Naseem Hijazi’s fictionalised accounts of Islamic history have made inroads into a new market – across the border in Afghanistan.
Booksellers point out it’s not just Hijazi, a writer often lampooned by liberals for his portrayal of Islamic history in his historical romance novels. Other writers are also getting much attention in Afghanistan, pointed out Inamullah from University Book Agency in Khyber Bazaar.
According to Inamullah, Afghans are avid readers in comparison to their Pakistani counterparts and Naseem Hijazi is hugely popular there.
Afghan publishers print a large number of books from Khyber-Pakhtunkhwa (K-P) translated to Pashto, Persian and Dari. Hijazi’s work has been translated from Urdu into Pashto and is an instant hit with Afghans, according to the bookseller.
At present, about 10 printers are publishing Hijazi’s work translated to Pashto, and in large quantity. “Most of Hijzai’s translations have 5,000 reprints per publisher,” said Inamullah.
Fact or fiction
Sadly, Peshawar has seen at least three bookshops close their doors for good over the past few years. Those in the book trade say reading is a dwindling habit in K-P.

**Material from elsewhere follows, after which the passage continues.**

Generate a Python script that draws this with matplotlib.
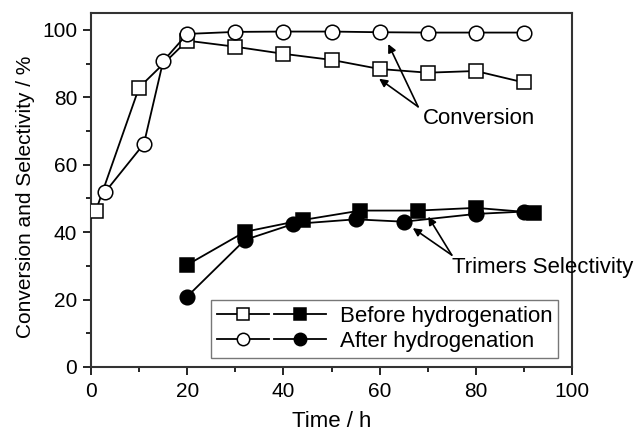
import matplotlib
matplotlib.use("Agg")
import matplotlib.pyplot as plt
from matplotlib.legend_handler import HandlerTuple
from matplotlib.ticker import MultipleLocator

plt.rcParams['font.family'] = ['Liberation Sans', 'DejaVu Sans']

# Conversion, before hydrogenation (open squares)
t_conv_before = [1, 10, 20, 30, 40, 50, 60, 70, 80, 90]
conv_before = [46.3, 82.9, 96.8, 95.0, 92.9, 91.1, 88.4, 87.3, 87.8, 84.4]

# Conversion, after hydrogenation (open circles)
t_conv_after = [3, 11, 15, 20, 30, 40, 50, 60, 70, 80, 90]
conv_after = [52.0, 66.2, 90.7, 98.8, 99.4, 99.5, 99.5, 99.3, 99.2, 99.2, 99.2]

# Trimers selectivity, before hydrogenation (filled squares)
t_sel_before = [20, 32, 44, 56, 68, 80, 92]
sel_before = [30.3, 40.1, 43.6, 46.4, 46.4, 47.2, 45.8]

# Trimers selectivity, after hydrogenation (filled circles)
t_sel_after = [20, 32, 42, 55, 65, 80, 90]
sel_after = [20.9, 37.7, 42.4, 43.8, 43.1, 45.4, 46.1]

legend_labels = ["Before hydrogenation", "After hydrogenation"]

fig = plt.figure(figsize=(6.35, 4.34), dpi=100)
ax = fig.add_axes([0.1433, 0.1544, 0.7575, 0.8156])

lw = 1.3
ms_sq = 9.5
ms_c = 10.5
edge = 'black'

l1, = ax.plot(t_conv_before, conv_before, '-', color='black', lw=lw, marker='s',
              ms=ms_sq, mfc='white', mec=edge, mew=1.1, zorder=3)
l2, = ax.plot(t_conv_after, conv_after, '-', color='black', lw=lw, marker='o',
              ms=ms_c, mfc='white', mec=edge, mew=1.1, zorder=4)
l3, = ax.plot(t_sel_before, sel_before, '-', color='black', lw=lw, marker='s',
              ms=ms_sq, mfc='black', mec=edge, mew=1.1, zorder=3)
l4, = ax.plot(t_sel_after, sel_after, '-', color='black', lw=lw, marker='o',
              ms=ms_c, mfc='black', mec=edge, mew=1.1, zorder=4)

ax.set_xlim(0, 100)
ax.set_ylim(0, 105)
ax.xaxis.set_major_locator(MultipleLocator(20))
ax.xaxis.set_minor_locator(MultipleLocator(10))
ax.yaxis.set_major_locator(MultipleLocator(20))
ax.yaxis.set_minor_locator(MultipleLocator(10))
ax.tick_params(which='major', direction='out', length=6, width=1.2, labelsize=15,
               colors='black', top=False, right=False, pad=4)
ax.tick_params(axis='x', which='major', pad=5)
ax.tick_params(which='minor', direction='out', length=3.5, width=1.2,
               top=False, right=False)
for s in ax.spines.values():
    s.set_linewidth(1.5)
    s.set_color('#333333')

ax.set_xlabel("Time / h", fontsize=16)
ax.xaxis.set_label_coords(0.5, -0.124)
ax.set_ylabel("Conversion and Selectivity / %", fontsize=15)
ax.yaxis.set_label_coords(-0.116, 0.48)

# Annotations
arrow_kw = dict(arrowstyle='-|>', color='black', lw=1.2, mutation_scale=12,
                shrinkA=0, shrinkB=0)
ax.annotate("", xy=(59.9, 85.5), xytext=(68.0, 77.2), arrowprops=arrow_kw)
ax.annotate("", xy=(61.8, 95.8), xytext=(68.0, 77.2), arrowprops=arrow_kw)
ax.text(69.0, 73.6, "Conversion", fontsize=16, ha='left', va='center')

ax.annotate("", xy=(66.9, 41.2), xytext=(75.0, 33.2), arrowprops=arrow_kw)
ax.annotate("", xy=(70.1, 44.6), xytext=(75.0, 33.2), arrowprops=arrow_kw)
ax.text(75.0, 29.5, "Trimers Selectivity", fontsize=16, ha='left', va='center',
        clip_on=False)

leg = ax.legend([(l1, l3), (l2, l4)], legend_labels,
                handler_map={tuple: HandlerTuple(ndivide=None, pad=0.23)},
                loc='lower right', bbox_to_anchor=(0.971, 0.026), borderaxespad=0,
                fontsize=16, frameon=True, fancybox=False, edgecolor='#555555',
                handlelength=4.9, handletextpad=0.63, borderpad=0.25,
                labelspacing=0.2, markerscale=0.85)
leg.get_frame().set_linewidth(1.0)

fig.savefig("out.png", dpi=100)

Inside the remaining bookshops, new sections have gained prominence – shelf upon shelf of books in English on Afghanistan, the Taliban and tribal areas. Authors ranging from Ahmed Rashid, Robert D Kaplan, Peter Hopkirk, Gretchen Peters, Victoria Schofield and John K Cooley are proudly showcased.
At some stores, copies of Henry George Raverty’s translation of Afghan poetry and Mountstuart Elphinstone’s An Account of the Kingdom of Cabul – outdated throwbacks to love of all things Anglo – are displayed with equal pride.
However, Inamullah remembered Saeed Book Bank used to sell the works of recognised foreign fiction writers before it shut down in Peshawar; Saeed Book Bank is still open for business in Islamabad. “These books sell less; only a certain percentage of avid readers will go through the shelves, looking for such works.”